--- START OF GIVEN DATA ---
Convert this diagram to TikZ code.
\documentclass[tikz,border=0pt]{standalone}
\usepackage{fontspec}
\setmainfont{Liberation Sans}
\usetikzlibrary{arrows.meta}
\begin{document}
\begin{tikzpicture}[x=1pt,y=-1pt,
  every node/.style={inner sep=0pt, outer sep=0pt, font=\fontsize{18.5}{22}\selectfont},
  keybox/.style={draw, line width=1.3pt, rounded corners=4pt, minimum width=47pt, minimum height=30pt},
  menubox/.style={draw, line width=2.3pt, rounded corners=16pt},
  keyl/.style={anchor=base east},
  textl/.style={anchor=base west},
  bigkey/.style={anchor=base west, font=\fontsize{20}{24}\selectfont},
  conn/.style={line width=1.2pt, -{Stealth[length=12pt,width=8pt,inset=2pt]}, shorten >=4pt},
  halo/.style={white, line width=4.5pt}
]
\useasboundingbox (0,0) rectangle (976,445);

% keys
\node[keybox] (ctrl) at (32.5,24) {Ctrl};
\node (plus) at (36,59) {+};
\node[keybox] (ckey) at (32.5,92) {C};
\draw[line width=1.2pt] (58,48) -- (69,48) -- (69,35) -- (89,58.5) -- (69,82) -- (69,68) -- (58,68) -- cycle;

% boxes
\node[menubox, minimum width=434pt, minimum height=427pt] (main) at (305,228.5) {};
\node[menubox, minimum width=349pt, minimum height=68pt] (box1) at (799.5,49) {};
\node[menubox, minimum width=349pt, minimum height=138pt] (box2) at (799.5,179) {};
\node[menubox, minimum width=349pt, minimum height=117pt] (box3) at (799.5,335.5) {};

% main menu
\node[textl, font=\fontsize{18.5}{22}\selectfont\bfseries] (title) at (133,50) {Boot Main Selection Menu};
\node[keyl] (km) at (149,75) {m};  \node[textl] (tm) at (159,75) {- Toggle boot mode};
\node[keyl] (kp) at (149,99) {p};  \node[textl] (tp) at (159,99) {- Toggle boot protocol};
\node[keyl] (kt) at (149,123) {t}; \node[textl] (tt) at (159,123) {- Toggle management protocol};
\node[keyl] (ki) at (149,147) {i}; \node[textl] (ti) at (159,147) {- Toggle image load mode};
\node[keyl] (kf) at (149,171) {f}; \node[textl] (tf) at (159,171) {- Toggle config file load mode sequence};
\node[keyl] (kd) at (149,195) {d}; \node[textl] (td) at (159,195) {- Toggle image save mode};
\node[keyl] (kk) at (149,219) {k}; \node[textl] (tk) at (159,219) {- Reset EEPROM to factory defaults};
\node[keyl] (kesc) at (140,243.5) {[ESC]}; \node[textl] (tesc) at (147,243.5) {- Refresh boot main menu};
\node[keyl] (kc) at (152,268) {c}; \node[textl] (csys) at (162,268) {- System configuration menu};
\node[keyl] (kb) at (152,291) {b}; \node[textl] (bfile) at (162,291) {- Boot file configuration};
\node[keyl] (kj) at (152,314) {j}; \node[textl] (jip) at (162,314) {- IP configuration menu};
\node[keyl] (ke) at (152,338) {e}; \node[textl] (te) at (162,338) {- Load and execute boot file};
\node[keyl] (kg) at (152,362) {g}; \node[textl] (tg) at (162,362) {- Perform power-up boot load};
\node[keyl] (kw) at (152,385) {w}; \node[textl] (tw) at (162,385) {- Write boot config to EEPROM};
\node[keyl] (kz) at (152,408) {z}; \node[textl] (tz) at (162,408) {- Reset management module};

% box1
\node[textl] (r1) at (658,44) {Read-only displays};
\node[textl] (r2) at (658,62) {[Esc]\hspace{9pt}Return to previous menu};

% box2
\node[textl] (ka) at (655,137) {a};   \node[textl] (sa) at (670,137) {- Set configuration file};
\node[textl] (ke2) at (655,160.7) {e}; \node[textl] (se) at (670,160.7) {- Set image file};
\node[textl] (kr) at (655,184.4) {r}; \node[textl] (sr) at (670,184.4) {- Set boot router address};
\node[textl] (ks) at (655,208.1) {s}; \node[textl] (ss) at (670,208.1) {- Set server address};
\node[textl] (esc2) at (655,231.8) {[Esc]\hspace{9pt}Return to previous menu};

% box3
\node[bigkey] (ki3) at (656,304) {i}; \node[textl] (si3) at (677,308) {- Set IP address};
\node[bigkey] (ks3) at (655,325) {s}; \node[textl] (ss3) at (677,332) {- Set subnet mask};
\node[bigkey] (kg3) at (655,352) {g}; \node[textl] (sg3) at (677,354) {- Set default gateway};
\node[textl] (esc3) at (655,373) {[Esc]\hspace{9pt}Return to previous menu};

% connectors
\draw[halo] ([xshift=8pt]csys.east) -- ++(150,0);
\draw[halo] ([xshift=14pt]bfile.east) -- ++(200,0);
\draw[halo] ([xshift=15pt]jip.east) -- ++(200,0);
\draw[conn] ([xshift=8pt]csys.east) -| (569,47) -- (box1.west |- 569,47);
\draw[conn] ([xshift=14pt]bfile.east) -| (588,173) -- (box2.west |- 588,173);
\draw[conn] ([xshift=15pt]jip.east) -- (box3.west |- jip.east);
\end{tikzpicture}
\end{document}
--- END OF GIVEN DATA ---
TASK TO CARRY OUT
Print out the whole listing exactly as it appears.

TASK SOLUTION
Convert this diagram to TikZ code.
\documentclass[tikz,border=0pt]{standalone}
\usepackage{fontspec}
\setmainfont{Liberation Sans}
\usetikzlibrary{arrows.meta}
\begin{document}
\begin{tikzpicture}[x=1pt,y=-1pt,
  every node/.style={inner sep=0pt, outer sep=0pt, font=\fontsize{18.5}{22}\selectfont},
  keybox/.style={draw, line width=1.3pt, rounded corners=4pt, minimum width=47pt, minimum height=30pt},
  menubox/.style={draw, line width=2.3pt, rounded corners=16pt},
  keyl/.style={anchor=base east},
  textl/.style={anchor=base west},
  bigkey/.style={anchor=base west, font=\fontsize{20}{24}\selectfont},
  conn/.style={line width=1.2pt, -{Stealth[length=12pt,width=8pt,inset=2pt]}, shorten >=4pt},
  halo/.style={white, line width=4.5pt}
]
\useasboundingbox (0,0) rectangle (976,445);

% keys
\node[keybox] (ctrl) at (32.5,24) {Ctrl};
\node (plus) at (36,59) {+};
\node[keybox] (ckey) at (32.5,92) {C};
\draw[line width=1.2pt] (58,48) -- (69,48) -- (69,35) -- (89,58.5) -- (69,82) -- (69,68) -- (58,68) -- cycle;

% boxes
\node[menubox, minimum width=434pt, minimum height=427pt] (main) at (305,228.5) {};
\node[menubox, minimum width=349pt, minimum height=68pt] (box1) at (799.5,49) {};
\node[menubox, minimum width=349pt, minimum height=138pt] (box2) at (799.5,179) {};
\node[menubox, minimum width=349pt, minimum height=117pt] (box3) at (799.5,335.5) {};

% main menu
\node[textl, font=\fontsize{18.5}{22}\selectfont\bfseries] (title) at (133,50) {Boot Main Selection Menu};
\node[keyl] (km) at (149,75) {m};  \node[textl] (tm) at (159,75) {- Toggle boot mode};
\node[keyl] (kp) at (149,99) {p};  \node[textl] (tp) at (159,99) {- Toggle boot protocol};
\node[keyl] (kt) at (149,123) {t}; \node[textl] (tt) at (159,123) {- Toggle management protocol};
\node[keyl] (ki) at (149,147) {i}; \node[textl] (ti) at (159,147) {- Toggle image load mode};
\node[keyl] (kf) at (149,171) {f}; \node[textl] (tf) at (159,171) {- Toggle config file load mode sequence};
\node[keyl] (kd) at (149,195) {d}; \node[textl] (td) at (159,195) {- Toggle image save mode};
\node[keyl] (kk) at (149,219) {k}; \node[textl] (tk) at (159,219) {- Reset EEPROM to factory defaults};
\node[keyl] (kesc) at (140,243.5) {[ESC]}; \node[textl] (tesc) at (147,243.5) {- Refresh boot main menu};
\node[keyl] (kc) at (152,268) {c}; \node[textl] (csys) at (162,268) {- System configuration menu};
\node[keyl] (kb) at (152,291) {b}; \node[textl] (bfile) at (162,291) {- Boot file configuration};
\node[keyl] (kj) at (152,314) {j}; \node[textl] (jip) at (162,314) {- IP configuration menu};
\node[keyl] (ke) at (152,338) {e}; \node[textl] (te) at (162,338) {- Load and execute boot file};
\node[keyl] (kg) at (152,362) {g}; \node[textl] (tg) at (162,362) {- Perform power-up boot load};
\node[keyl] (kw) at (152,385) {w}; \node[textl] (tw) at (162,385) {- Write boot config to EEPROM};
\node[keyl] (kz) at (152,408) {z}; \node[textl] (tz) at (162,408) {- Reset management module};

% box1
\node[textl] (r1) at (658,44) {Read-only displays};
\node[textl] (r2) at (658,62) {[Esc]\hspace{9pt}Return to previous menu};

% box2
\node[textl] (ka) at (655,137) {a};   \node[textl] (sa) at (670,137) {- Set configuration file};
\node[textl] (ke2) at (655,160.7) {e}; \node[textl] (se) at (670,160.7) {- Set image file};
\node[textl] (kr) at (655,184.4) {r}; \node[textl] (sr) at (670,184.4) {- Set boot router address};
\node[textl] (ks) at (655,208.1) {s}; \node[textl] (ss) at (670,208.1) {- Set server address};
\node[textl] (esc2) at (655,231.8) {[Esc]\hspace{9pt}Return to previous menu};

% box3
\node[bigkey] (ki3) at (656,304) {i}; \node[textl] (si3) at (677,308) {- Set IP address};
\node[bigkey] (ks3) at (655,325) {s}; \node[textl] (ss3) at (677,332) {- Set subnet mask};
\node[bigkey] (kg3) at (655,352) {g}; \node[textl] (sg3) at (677,354) {- Set default gateway};
\node[textl] (esc3) at (655,373) {[Esc]\hspace{9pt}Return to previous menu};

% connectors
\draw[halo] ([xshift=8pt]csys.east) -- ++(150,0);
\draw[halo] ([xshift=14pt]bfile.east) -- ++(200,0);
\draw[halo] ([xshift=15pt]jip.east) -- ++(200,0);
\draw[conn] ([xshift=8pt]csys.east) -| (569,47) -- (box1.west |- 569,47);
\draw[conn] ([xshift=14pt]bfile.east) -| (588,173) -- (box2.west |- 588,173);
\draw[conn] ([xshift=15pt]jip.east) -- (box3.west |- jip.east);
\end{tikzpicture}
\end{document}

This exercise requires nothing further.